--- START ---
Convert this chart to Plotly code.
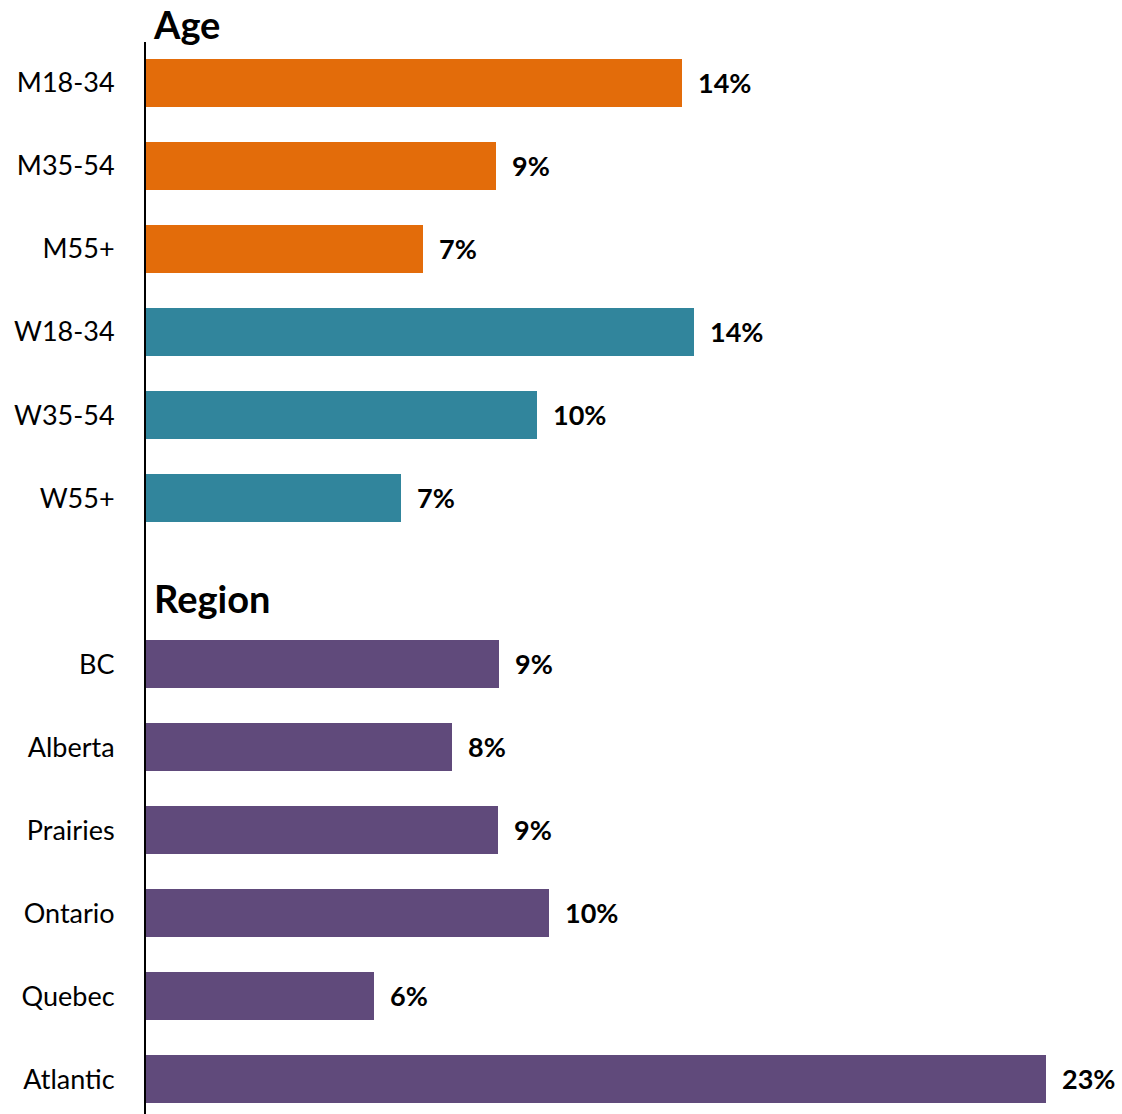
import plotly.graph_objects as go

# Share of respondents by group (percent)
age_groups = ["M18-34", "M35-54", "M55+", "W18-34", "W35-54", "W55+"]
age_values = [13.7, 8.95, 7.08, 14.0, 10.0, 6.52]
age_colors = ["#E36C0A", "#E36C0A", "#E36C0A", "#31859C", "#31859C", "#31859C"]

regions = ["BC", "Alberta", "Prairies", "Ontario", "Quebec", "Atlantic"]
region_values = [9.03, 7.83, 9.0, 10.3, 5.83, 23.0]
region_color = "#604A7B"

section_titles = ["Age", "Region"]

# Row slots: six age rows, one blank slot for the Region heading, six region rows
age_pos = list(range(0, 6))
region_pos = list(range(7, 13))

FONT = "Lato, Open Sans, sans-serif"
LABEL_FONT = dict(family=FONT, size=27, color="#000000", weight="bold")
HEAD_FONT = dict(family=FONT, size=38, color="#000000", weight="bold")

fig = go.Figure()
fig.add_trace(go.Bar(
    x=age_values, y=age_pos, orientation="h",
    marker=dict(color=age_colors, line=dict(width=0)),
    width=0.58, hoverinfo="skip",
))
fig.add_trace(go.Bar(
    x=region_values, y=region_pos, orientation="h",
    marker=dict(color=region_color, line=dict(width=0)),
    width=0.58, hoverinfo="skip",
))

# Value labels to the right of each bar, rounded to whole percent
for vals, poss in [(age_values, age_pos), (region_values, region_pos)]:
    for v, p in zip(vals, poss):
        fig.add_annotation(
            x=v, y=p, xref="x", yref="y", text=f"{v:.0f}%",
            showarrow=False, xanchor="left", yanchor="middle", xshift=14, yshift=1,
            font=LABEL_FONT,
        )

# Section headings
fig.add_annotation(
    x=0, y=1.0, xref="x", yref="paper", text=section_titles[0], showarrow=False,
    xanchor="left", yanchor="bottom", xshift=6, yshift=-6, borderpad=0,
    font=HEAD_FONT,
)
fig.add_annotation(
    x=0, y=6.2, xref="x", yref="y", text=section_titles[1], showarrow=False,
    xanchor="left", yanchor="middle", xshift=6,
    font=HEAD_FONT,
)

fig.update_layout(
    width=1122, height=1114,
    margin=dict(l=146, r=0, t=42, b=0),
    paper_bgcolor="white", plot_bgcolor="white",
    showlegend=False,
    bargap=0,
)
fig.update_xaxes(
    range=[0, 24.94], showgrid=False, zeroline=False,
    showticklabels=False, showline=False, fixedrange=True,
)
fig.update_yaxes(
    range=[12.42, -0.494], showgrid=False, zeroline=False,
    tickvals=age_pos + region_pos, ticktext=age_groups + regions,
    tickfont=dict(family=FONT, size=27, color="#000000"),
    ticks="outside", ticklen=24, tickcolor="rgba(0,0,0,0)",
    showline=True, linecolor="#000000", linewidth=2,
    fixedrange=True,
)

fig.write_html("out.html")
--- END ---
**What the task asks**: Without the pictures, return the listing above from its first line through the line that has "region_pos = list(range(7, 13))".

**Task response**:
Convert this chart to Plotly code.
import plotly.graph_objects as go

# Share of respondents by group (percent)
age_groups = ["M18-34", "M35-54", "M55+", "W18-34", "W35-54", "W55+"]
age_values = [13.7, 8.95, 7.08, 14.0, 10.0, 6.52]
age_colors = ["#E36C0A", "#E36C0A", "#E36C0A", "#31859C", "#31859C", "#31859C"]

regions = ["BC", "Alberta", "Prairies", "Ontario", "Quebec", "Atlantic"]
region_values = [9.03, 7.83, 9.0, 10.3, 5.83, 23.0]
region_color = "#604A7B"

section_titles = ["Age", "Region"]

# Row slots: six age rows, one blank slot for the Region heading, six region rows
age_pos = list(range(0, 6))
region_pos = list(range(7, 13))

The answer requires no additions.